Since then, the number of packages arriving at apartment communities has only increased. In apartment properties that use systems from ButterflyMX — a New York City-based property technology company specializing in smartphone-based access control — deliveries in 2022 have risen nearly 200% percent from the same period in 2021.
The share of renters who received three or more packages per month increased from 55% to 76% from 2019 to 2021, according to the National Multifamily Housing Council/Grace Hill Renter Preferences Survey Report.
“All of multifamily has spent a lot of a lot of time on packages in general with the explosion of Amazon and other services,” said Carol Jackson, area vice president for King of Prussia, Pennsylvania-based Morgan Properties, the No. 3 largest owner of apartments in the country, according to the National Multifamily Housing Council. “It used to be something that we just dealt with seasonally — from Thanksgiving to New Year’s.”
As packages pile up, companies like Morgan have invested in technology and redesigned space to make room and to prepare for times where package delivery is heaviest, like the holidays or last week’s Amazon Prime Day.
Steve Hallsey, executive vice president of operations for Atlanta-based Wood Residential Services, the management arm of No. 4 developer Wood Partners, said that his properties didn’t really need to change operations for Prime Day.
“Most of our buildings have package rooms, which allow for more capacity than a locker system,” Halsey said. “Also, on some properties that don’t have package rooms, we contract with Fetch to deliver packages to a resident’s door during an arranged time.”
Diane Batayeh, CEO of Southfield, Michigan-based apartment manager Village Green, the No. 38 manager in the country, is in a similar situation.
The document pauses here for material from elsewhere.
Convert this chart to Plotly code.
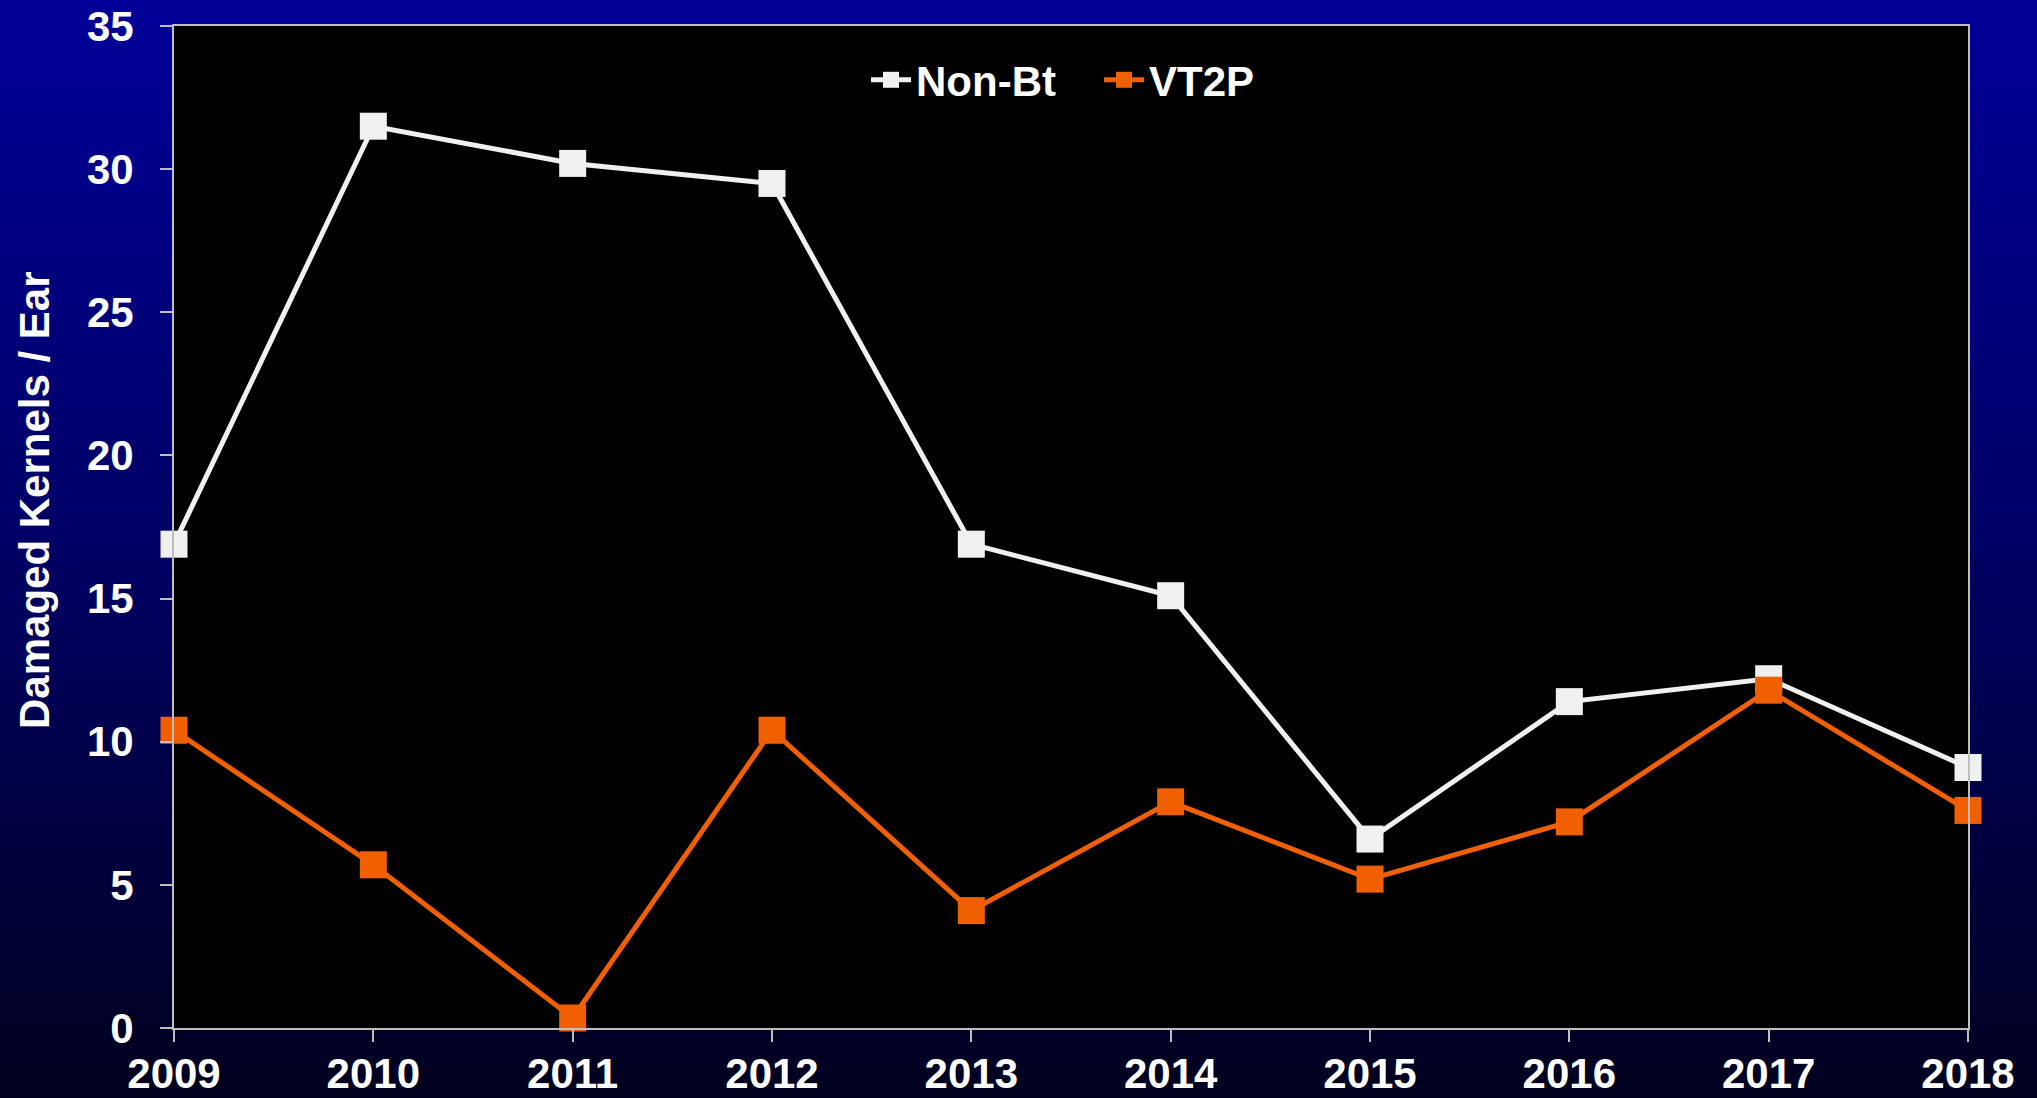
import base64
import plotly.graph_objects as go

years = [2009, 2010, 2011, 2012, 2013, 2014, 2015, 2016, 2017, 2018]
non_bt = [16.9, 31.5, 30.2, 29.5, 16.9, 15.1, 6.6, 11.4, 12.2, 9.1]
vt2p = [10.4, 5.7, 0.35, 10.4, 4.1, 7.9, 5.2, 7.2, 11.8, 7.6]
y_ticks = [0, 5, 10, 15, 20, 25, 30, 35]

W, H = 2037, 1098
L, R, T, B = 174, 69, 26, 70
pw, ph = W - L - R, H - T - B

FONT = "Liberation Sans, Arial, sans-serif"
WHITE = "#F0F0F0"
ORANGE = "#F06000"
AXIS = "#BEBEBE"

svg = ('<svg xmlns="http://www.w3.org/2000/svg" width="10" height="100" viewBox="0 0 10 100" '
       'preserveAspectRatio="none"><defs><linearGradient id="g" x1="0" y1="0" x2="0" y2="1">'
       '<stop offset="0" stop-color="#000098"/><stop offset="0.5" stop-color="#000064"/>'
       '<stop offset="1" stop-color="#00001E"/></linearGradient></defs>'
       '<rect width="10" height="100" fill="url(#g)"/></svg>')
src = "data:image/svg+xml;base64," + base64.b64encode(svg.encode()).decode()

fig = go.Figure()
fig.add_trace(go.Scatter(x=years, y=non_bt, name="Non-Bt", mode="lines+markers",
                         line=dict(color=WHITE, width=5),
                         marker=dict(symbol="square", size=27, color=WHITE),
                         cliponaxis=False))
fig.add_trace(go.Scatter(x=years, y=vt2p, name="VT2P", mode="lines+markers",
                         line=dict(color=ORANGE, width=5),
                         marker=dict(symbol="square", size=27, color=ORANGE),
                         cliponaxis=False))

fig.update_layout(
    width=W, height=H,
    margin=dict(l=L, r=R, t=T, b=B, pad=0, autoexpand=False),
    paper_bgcolor="#000050",
    plot_bgcolor="rgba(0,0,0,0)",
    font=dict(family=FONT, size=42, color="#FFFFFF", weight="bold"),
    showlegend=True,
    legend=dict(orientation="h", x=(866 - L) / pw, xanchor="left", y=(H - B - 80) / ph, yanchor="middle",
                bgcolor="rgba(0,0,0,0)", font=dict(size=42, color="#FFFFFF", family=FONT, weight="bold"),
                itemwidth=40, tracegroupgap=0, entrywidth=178),
    images=[dict(source=src, xref="paper", yref="paper", x=-L / pw, y=1 + T / ph,
                 sizex=W / pw, sizey=H / ph, xanchor="left", yanchor="top",
                 sizing="stretch", layer="below")],
    shapes=[dict(type="rect", xref="paper", yref="paper", x0=0, x1=1, y0=0, y1=1,
                 fillcolor="#000000", line=dict(width=0), layer="below")],
    annotations=[dict(text="Damaged Kernels / Ear", textangle=-90, xref="paper", yref="paper",
                      x=(35 - L) / pw, y=(H - B - 500) / ph, xanchor="center", yanchor="middle",
                      showarrow=False, font=dict(size=42, color="#FFFFFF", family=FONT, weight="bold"))],
)
fig.update_xaxes(range=[2009, 2018], tickmode="array", tickvals=years, ticktext=[str(y) for y in years],
                 showgrid=False, zeroline=False, showline=True, linecolor=AXIS, linewidth=2,
                 mirror=True, ticks="outside", ticklen=12, tickwidth=2, tickcolor=AXIS,
                 ticklabelstandoff=-4, automargin=False,
                 tickfont=dict(size=42, color="#FFFFFF", family=FONT, weight="bold"))
fig.update_yaxes(range=[0, 35], tickmode="array", tickvals=y_ticks, ticktext=[str(v) for v in y_ticks],
                 showgrid=False, zeroline=False, showline=True, linecolor=AXIS, linewidth=2,
                 mirror=True, ticks="outside", ticklen=12, tickwidth=2, tickcolor=AXIS,
                 ticklabelstandoff=18, automargin=False,
                 tickfont=dict(size=42, color="#FFFFFF", family=FONT, weight="bold"))

fig.write_html("out.html", config={"displayModeBar": False},
               post_script="document.body.style.margin='0';document.body.style.background='#00001E';"
                           "document.body.style.overflow='hidden';")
After 2020, the company converted some manual properties to automated package rooms and partnered with third-party companies that specialize in package management as a supplement to on-site staffing,
“We are also now exploring some relatively new options for our higher-end portfolio that consists of dedicated package concierges,” Batayeh said.
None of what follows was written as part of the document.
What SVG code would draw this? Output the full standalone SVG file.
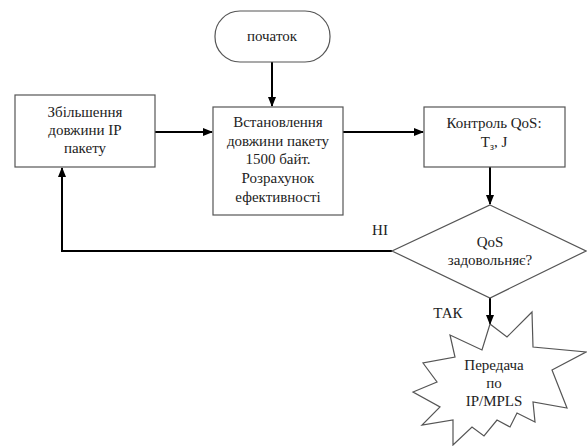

By making expenditures to put these new package-handling systems in place, companies can reduce the burden on on-site staffers. “Our goal, all above, is to remove this process from our on-site operators as it can be a full-time job,” said Yakov Belousov, executive director of operations at Alpharetta, Georgia-based apartment operator Pegasus Residential, the No. 37 manager in the country.
But despite the strides the apartment industry has made in package management, there is still more work to be done. Aaron Rudenstine, CEO of ButterflyMX, says future package rooms will be integrated into a shipping provider’s systems to enable couriers to access the package room without needing to enter a PIN or request access.
“The industry is still in the early stages of creating solutions to manage the growing number of packages — not just on Prime Day, but every day,” Rudenstine said.